## [TASK DESCRIPTION]
Among the entries, which lines carry the string "that"? Copy each of them.

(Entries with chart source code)
⁂
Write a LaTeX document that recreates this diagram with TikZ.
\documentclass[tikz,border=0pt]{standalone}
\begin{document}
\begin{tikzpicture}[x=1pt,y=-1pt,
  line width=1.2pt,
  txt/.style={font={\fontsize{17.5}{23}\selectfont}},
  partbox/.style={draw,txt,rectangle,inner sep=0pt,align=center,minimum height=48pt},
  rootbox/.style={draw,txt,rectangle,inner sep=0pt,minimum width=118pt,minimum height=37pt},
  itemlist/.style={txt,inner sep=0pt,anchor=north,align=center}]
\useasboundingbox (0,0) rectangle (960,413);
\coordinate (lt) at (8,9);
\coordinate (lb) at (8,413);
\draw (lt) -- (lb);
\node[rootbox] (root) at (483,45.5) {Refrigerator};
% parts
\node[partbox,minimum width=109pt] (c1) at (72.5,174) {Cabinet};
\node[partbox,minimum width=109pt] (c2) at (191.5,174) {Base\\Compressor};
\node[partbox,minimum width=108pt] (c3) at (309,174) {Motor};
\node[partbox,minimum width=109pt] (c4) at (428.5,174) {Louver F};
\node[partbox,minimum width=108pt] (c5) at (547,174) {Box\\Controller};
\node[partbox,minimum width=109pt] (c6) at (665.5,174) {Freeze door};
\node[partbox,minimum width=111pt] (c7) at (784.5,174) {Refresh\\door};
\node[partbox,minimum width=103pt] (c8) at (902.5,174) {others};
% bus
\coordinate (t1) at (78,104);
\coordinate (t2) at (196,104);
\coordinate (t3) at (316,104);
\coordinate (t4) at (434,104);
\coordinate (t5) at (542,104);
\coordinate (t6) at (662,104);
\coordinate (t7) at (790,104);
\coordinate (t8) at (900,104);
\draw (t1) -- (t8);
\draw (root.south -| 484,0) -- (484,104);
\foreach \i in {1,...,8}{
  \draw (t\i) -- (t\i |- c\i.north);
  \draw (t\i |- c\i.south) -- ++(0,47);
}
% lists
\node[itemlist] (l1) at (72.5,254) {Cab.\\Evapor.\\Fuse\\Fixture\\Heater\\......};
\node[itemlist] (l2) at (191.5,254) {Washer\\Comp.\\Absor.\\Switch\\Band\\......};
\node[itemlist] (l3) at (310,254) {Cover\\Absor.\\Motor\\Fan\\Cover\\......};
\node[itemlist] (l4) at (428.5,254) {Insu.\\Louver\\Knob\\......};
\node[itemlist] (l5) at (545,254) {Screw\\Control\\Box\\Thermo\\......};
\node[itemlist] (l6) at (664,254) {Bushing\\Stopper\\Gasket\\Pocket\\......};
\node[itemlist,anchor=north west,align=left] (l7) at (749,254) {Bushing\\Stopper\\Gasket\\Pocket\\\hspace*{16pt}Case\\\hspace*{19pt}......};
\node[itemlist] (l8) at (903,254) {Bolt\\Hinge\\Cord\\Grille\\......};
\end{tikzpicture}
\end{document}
⁂
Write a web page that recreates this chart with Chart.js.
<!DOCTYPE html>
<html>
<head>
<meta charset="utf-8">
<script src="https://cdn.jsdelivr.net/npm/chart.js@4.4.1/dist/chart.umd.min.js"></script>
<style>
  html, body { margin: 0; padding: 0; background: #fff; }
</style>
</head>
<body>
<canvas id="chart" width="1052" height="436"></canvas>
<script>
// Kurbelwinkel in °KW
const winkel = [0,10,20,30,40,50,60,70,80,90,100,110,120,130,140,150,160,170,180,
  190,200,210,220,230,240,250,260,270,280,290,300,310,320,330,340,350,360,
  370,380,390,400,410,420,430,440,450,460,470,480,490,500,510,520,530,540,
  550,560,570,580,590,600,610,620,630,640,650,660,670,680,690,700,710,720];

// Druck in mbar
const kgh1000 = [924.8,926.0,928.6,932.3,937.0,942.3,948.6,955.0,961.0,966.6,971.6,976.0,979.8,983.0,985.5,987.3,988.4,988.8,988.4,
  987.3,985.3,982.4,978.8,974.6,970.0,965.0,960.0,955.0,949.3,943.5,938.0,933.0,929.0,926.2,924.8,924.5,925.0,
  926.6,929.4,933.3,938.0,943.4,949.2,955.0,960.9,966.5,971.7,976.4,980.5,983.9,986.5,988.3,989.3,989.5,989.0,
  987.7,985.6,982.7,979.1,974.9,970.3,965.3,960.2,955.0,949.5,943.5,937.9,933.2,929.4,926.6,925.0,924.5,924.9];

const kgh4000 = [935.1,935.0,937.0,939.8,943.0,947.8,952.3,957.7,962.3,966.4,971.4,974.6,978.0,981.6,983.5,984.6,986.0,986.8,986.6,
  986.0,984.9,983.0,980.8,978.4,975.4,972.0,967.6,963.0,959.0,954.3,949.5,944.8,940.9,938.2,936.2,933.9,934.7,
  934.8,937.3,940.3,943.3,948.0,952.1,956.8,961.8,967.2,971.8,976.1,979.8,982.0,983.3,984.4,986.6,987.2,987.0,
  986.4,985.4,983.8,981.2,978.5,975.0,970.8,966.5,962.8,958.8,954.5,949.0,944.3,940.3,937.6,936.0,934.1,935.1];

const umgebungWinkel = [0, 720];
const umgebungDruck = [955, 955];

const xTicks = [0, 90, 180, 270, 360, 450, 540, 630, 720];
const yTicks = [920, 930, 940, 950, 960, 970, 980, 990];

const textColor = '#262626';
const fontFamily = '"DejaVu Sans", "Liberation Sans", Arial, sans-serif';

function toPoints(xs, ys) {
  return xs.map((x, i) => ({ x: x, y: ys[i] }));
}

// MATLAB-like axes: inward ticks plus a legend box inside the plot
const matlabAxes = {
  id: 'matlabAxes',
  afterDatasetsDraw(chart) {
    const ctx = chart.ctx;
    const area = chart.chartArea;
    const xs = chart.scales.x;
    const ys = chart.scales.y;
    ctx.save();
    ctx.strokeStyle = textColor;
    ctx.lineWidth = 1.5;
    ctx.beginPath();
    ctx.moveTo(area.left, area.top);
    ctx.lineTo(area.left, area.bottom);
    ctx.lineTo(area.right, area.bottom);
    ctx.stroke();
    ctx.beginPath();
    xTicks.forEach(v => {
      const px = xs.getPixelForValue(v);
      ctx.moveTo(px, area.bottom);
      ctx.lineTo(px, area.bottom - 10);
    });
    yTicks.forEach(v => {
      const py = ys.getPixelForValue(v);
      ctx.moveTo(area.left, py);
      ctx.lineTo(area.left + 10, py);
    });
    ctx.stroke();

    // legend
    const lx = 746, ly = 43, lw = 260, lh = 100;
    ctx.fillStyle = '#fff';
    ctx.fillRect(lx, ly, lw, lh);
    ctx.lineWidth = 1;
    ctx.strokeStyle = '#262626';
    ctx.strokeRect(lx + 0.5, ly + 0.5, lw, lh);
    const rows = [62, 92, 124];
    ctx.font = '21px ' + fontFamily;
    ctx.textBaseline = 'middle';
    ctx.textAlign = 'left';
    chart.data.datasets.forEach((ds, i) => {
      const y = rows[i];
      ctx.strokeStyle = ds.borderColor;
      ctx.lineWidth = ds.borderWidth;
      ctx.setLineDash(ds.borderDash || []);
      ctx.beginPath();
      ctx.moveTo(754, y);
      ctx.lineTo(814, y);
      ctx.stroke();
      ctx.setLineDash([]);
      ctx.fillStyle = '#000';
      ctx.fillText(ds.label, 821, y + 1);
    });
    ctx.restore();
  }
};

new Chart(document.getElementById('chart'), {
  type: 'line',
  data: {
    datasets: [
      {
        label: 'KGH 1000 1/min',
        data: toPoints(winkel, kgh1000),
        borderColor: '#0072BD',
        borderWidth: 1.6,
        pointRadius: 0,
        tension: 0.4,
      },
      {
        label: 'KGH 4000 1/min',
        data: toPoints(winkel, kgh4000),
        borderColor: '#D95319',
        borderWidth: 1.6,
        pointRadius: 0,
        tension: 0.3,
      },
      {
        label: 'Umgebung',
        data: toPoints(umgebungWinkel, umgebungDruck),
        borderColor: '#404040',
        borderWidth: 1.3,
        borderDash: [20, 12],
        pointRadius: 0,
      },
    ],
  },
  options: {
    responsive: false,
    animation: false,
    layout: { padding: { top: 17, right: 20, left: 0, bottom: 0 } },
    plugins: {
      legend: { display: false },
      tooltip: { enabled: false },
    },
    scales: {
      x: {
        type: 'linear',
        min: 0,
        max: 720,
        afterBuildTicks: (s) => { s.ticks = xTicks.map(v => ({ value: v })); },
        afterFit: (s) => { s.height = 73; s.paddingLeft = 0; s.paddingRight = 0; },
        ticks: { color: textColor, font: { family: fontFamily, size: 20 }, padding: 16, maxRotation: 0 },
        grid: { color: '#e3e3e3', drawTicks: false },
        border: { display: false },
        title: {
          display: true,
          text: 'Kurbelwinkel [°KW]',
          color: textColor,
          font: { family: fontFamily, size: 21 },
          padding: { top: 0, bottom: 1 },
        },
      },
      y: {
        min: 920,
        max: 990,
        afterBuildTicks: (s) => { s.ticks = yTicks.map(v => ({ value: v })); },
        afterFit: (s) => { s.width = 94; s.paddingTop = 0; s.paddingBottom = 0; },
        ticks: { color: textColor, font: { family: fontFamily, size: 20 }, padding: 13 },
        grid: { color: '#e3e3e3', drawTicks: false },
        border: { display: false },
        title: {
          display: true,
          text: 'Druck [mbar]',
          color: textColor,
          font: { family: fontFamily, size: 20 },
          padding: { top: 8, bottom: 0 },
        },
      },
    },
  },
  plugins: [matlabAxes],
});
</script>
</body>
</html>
⁂
## [EXERCISE ANSWER]
Write a LaTeX document that recreates this diagram with TikZ.
Write a web page that recreates this chart with Chart.js.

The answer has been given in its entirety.